Prendete e mangiate

Prendete e mangiate
Gesù adopera un linguaggio cannibalesco: “Mangia la mia carne”. Il testo non alleggerisce l’espressione, anzi la ripete.
Sì, carne è la condizione umana povera e limitata, di fronte alla quale si trova lo “Spirito”, la condizione perfetta, che è “in Dio” e che Dio partecipa all’uomo che crede.
Il progetto di Dio è che Gesù sia carne per attuare la volontà del Padre, che lui attua sempre.
Tutto ciò non toglie l’asprezza della stessa frase, che si incentra sul mangiare. Dice “mangiare”, non accettare solamente, ma assimilare per vivere. Chi mangia la carne di Gesù ha la vita eterna.
Lo Spirito di Dio, donato da Gesù, si trasferisce nell’uomo, mediante la sua carne mangiata. Nella frase di Gesù si può notare un bisogno di intimità inscindibile, dato che la carne, entrata come cibo, si disintegra per essere assorbita.

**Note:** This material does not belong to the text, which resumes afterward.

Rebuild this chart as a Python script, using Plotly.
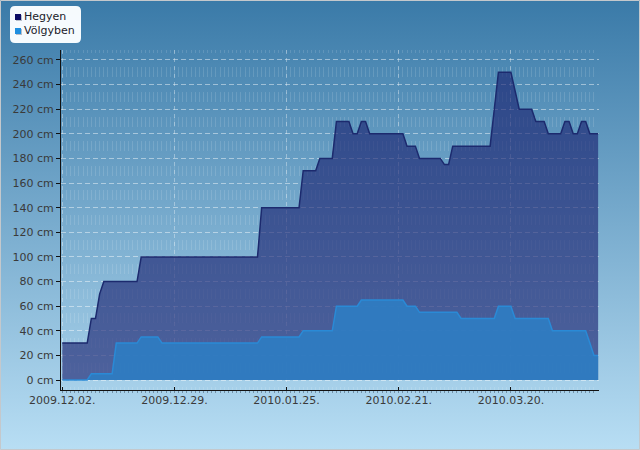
import base64
import pandas as pd
import plotly.graph_objects as go

# ---------------- data ----------------
start_date = "2009-12-02"
n_days = 130

hegyen = [
    30, 30, 30, 30, 30, 30, 30, 50, 50, 70,
    80, 80, 80, 80, 80, 80, 80, 80, 80, 100,
    100, 100, 100, 100, 100, 100, 100, 100, 100, 100,
    100, 100, 100, 100, 100, 100, 100, 100, 100, 100,
    100, 100, 100, 100, 100, 100, 100, 100, 140, 140,
    140, 140, 140, 140, 140, 140, 140, 140, 170, 170,
    170, 170, 180, 180, 180, 180, 210, 210, 210, 210,
    200, 200, 210, 210, 200, 200, 200, 200, 200, 200,
    200, 200, 200, 190, 190, 190, 180, 180, 180, 180,
    180, 180, 175, 175, 190, 190, 190, 190, 190, 190,
    190, 190, 190, 190, 220, 250, 250, 250, 250, 235,
    220, 220, 220, 220, 210, 210, 210, 200, 200, 200,
    200, 210, 210, 200, 200, 210, 210, 200, 200, 200,
]

volgyben = [
    0, 0, 0, 0, 0, 0, 0, 5, 5, 5,
    5, 5, 5, 30, 30, 30, 30, 30, 30, 35,
    35, 35, 35, 35, 30, 30, 30, 30, 30, 30,
    30, 30, 30, 30, 30, 30, 30, 30, 30, 30,
    30, 30, 30, 30, 30, 30, 30, 30, 35, 35,
    35, 35, 35, 35, 35, 35, 35, 35, 40, 40,
    40, 40, 40, 40, 40, 40, 60, 60, 60, 60,
    60, 60, 65, 65, 65, 65, 65, 65, 65, 65,
    65, 65, 65, 60, 60, 60, 55, 55, 55, 55,
    55, 55, 55, 55, 55, 55, 50, 50, 50, 50,
    50, 50, 50, 50, 50, 60, 60, 60, 60, 50,
    50, 50, 50, 50, 50, 50, 50, 50, 40, 40,
    40, 40, 40, 40, 40, 40, 40, 30, 20, 20,
]

series_names = ["Hegyen", "Völgyben"]
x_tick_dates = ["2009-12-02", "2009-12-29", "2010-01-25", "2010-02-21", "2010-03-20"]
x_tick_labels = ["2009.12.02.", "2009.12.29.", "2010.01.25.", "2010.02.21.", "2010.03.20."]
y_tick_values = [0, 20, 40, 60, 80, 100, 120, 140, 160, 180, 200, 220, 240, 260]
y_tick_labels = ["0 cm", "20 cm", "40 cm", "60 cm", "80 cm", "100 cm", "120 cm",
                 "140 cm", "160 cm", "180 cm", "200 cm", "220 cm", "240 cm", "260 cm"]

dates = pd.date_range(start_date, periods=n_days, freq="D")

# ---------------- layout geometry ----------------
W, H = 640, 450
L, R, T, B = 61, 41, 50, 60
PW, PH = W - L - R, H - T - B


def px2x(px):
    return (px - L) / PW


def py2y(py):
    return (H - B - py) / PH


FONT = "DejaVu Sans"

fig = go.Figure()

fig.add_trace(go.Scatter(
    x=dates, y=hegyen, name=series_names[0], mode="lines",
    line=dict(color="#1c2a6e", width=1.5),
    fill="tozeroy", fillcolor="rgba(25,30,110,0.62)",
    showlegend=False,
))
fig.add_trace(go.Scatter(
    x=dates, y=volgyben, name=series_names[1], mode="lines",
    line=dict(color="#2a8ad6", width=1.5),
    fill="tozeroy", fillcolor="rgba(45,125,195,0.9)",
    showlegend=False,
))

# background gradient as an svg image
svg = (
    "<svg xmlns='http://www.w3.org/2000/svg' width='640' height='450' preserveAspectRatio='none'>"
    "<defs><linearGradient id='g' x1='0' y1='0' x2='0' y2='1'>"
    "<stop offset='0' stop-color='#3a7aa8'/><stop offset='1' stop-color='#b8def4'/>"
    "</linearGradient></defs><rect width='640' height='450' fill='url(#g)'/></svg>"
)
src = "data:image/svg+xml;base64," + base64.b64encode(svg.encode()).decode()

x0 = pd.Timestamp(start_date)
x_range = [x0 - pd.Timedelta(hours=7.4), x0 + pd.Timedelta(days=129, hours=5)]

shapes = []
# legend box (rounded)
bx0, by0, bx1, by1, r = 10, 6, 81, 43, 5
rx, ry = r / PW, r / PH
X0, X1, Y0, Y1 = px2x(bx0), px2x(bx1), py2y(by0), py2y(by1)
path = (
    f"M{X0+rx},{Y0} L{X1-rx},{Y0} Q{X1},{Y0} {X1},{Y0-ry} "
    f"L{X1},{Y1+ry} Q{X1},{Y1} {X1-rx},{Y1} "
    f"L{X0+rx},{Y1} Q{X0},{Y1} {X0},{Y1+ry} "
    f"L{X0},{Y0-ry} Q{X0},{Y0} {X0+rx},{Y0} Z"
)
shapes.append(dict(type="path", path=path, xref="paper", yref="paper",
                   fillcolor="rgba(250,253,255,0.98)", line=dict(width=0), layer="above"))
marker_colors = ["#0c0c64", "#1e8fe0"]
marker_rows = [14, 28]
for c, top in zip(marker_colors, marker_rows):
    shapes.append(dict(type="rect", xref="paper", yref="paper",
                       x0=px2x(16), x1=px2x(22), y0=py2y(top + 1), y1=py2y(top + 7),
                       fillcolor="rgba(120,130,150,0.5)", line=dict(width=0), layer="above"))
    shapes.append(dict(type="rect", xref="paper", yref="paper",
                       x0=px2x(15), x1=px2x(21), y0=py2y(top), y1=py2y(top + 6),
                       fillcolor=c, line=dict(width=0), layer="above"))
# outer border
shapes.append(dict(type="rect", xref="paper", yref="paper",
                   x0=px2x(0.5), x1=px2x(W - 0.5), y0=py2y(0.5), y1=py2y(H - 0.5),
                   line=dict(color="#c4c8cc", width=1), fillcolor="rgba(0,0,0,0)", layer="above"))

annotations = []
for name, top in zip(series_names, marker_rows):
    annotations.append(dict(text=name, x=px2x(22), y=py2y(top + 3), xref="paper", yref="paper",
                            xanchor="left", yanchor="middle", showarrow=False,
                            font=dict(family=FONT, size=11, color="#1a1a2a")))

fig.update_layout(
    width=W, height=H,
    margin=dict(l=L, r=R, t=T, b=B, pad=0),
    paper_bgcolor="#79b3d8",
    plot_bgcolor="rgba(0,0,0,0)",
    showlegend=False,
    images=[dict(source=src, xref="paper", yref="paper", x=px2x(0), y=py2y(0),
                 sizex=W / PW, sizey=H / PH, xanchor="left", yanchor="top",
                 sizing="stretch", layer="below")],
    shapes=shapes,
    annotations=annotations,
    font=dict(family=FONT, size=11, color="#3a3a3a"),
)

fig.update_xaxes(
    range=x_range, tickmode="array", tickvals=x_tick_dates, ticktext=x_tick_labels,
    showline=True, linecolor="#111111", linewidth=1,
    ticks="inside", ticklen=3, tickcolor="#111111",
    showgrid=True, gridcolor="rgba(255,255,255,0.35)", griddash="4px,4px", gridwidth=1,
    zeroline=False,
    tickfont=dict(family=FONT, size=11, color="#3a3a3a"),
    minor=dict(dtick=86400000, tick0=start_date, showgrid=True,
               gridcolor="rgba(255,255,255,0.13)", griddash="2.7px,14.6px,7.3px,0px",
               ticks="outside", ticklen=2, tickcolor="rgba(70,90,110,0.55)"),
)
fig.update_yaxes(
    range=[-8.125, 268.1], tickmode="array", tickvals=y_tick_values, ticktext=y_tick_labels,
    showline=True, linecolor="#111111", linewidth=1,
    ticks="outside", ticklen=4, tickcolor="#111111",
    showgrid=True, gridcolor="rgba(255,255,255,0.45)", griddash="5px,3px", gridwidth=1,
    zeroline=False,
    tickfont=dict(family=FONT, size=11, color="#3a3a3a"),
)

fig.write_html("out.html")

Gesù, alla fine della vita costruisce il senso del dono di sé, e la nuova inedita modalità del dono: questo è il mio corpo: e indica il pane. Così rende possibile il mangiare di lui. Questo è il mio corpo dato a voi. Un corpo che non solo accompagna, ma penetra. Lo specifica anche Paolo, nello scrivere ai santi di Corinto. Un corpo consegnato ai suoi, non un corpo tolto, un corpo sottratto, ma un corpo donato, donato appunto in modo non restituibile, ma dato a fondo perso, ossia mangiato.
Il senso cannibalistico della frase, si trasforma in un dono permanente, non ricuperabile.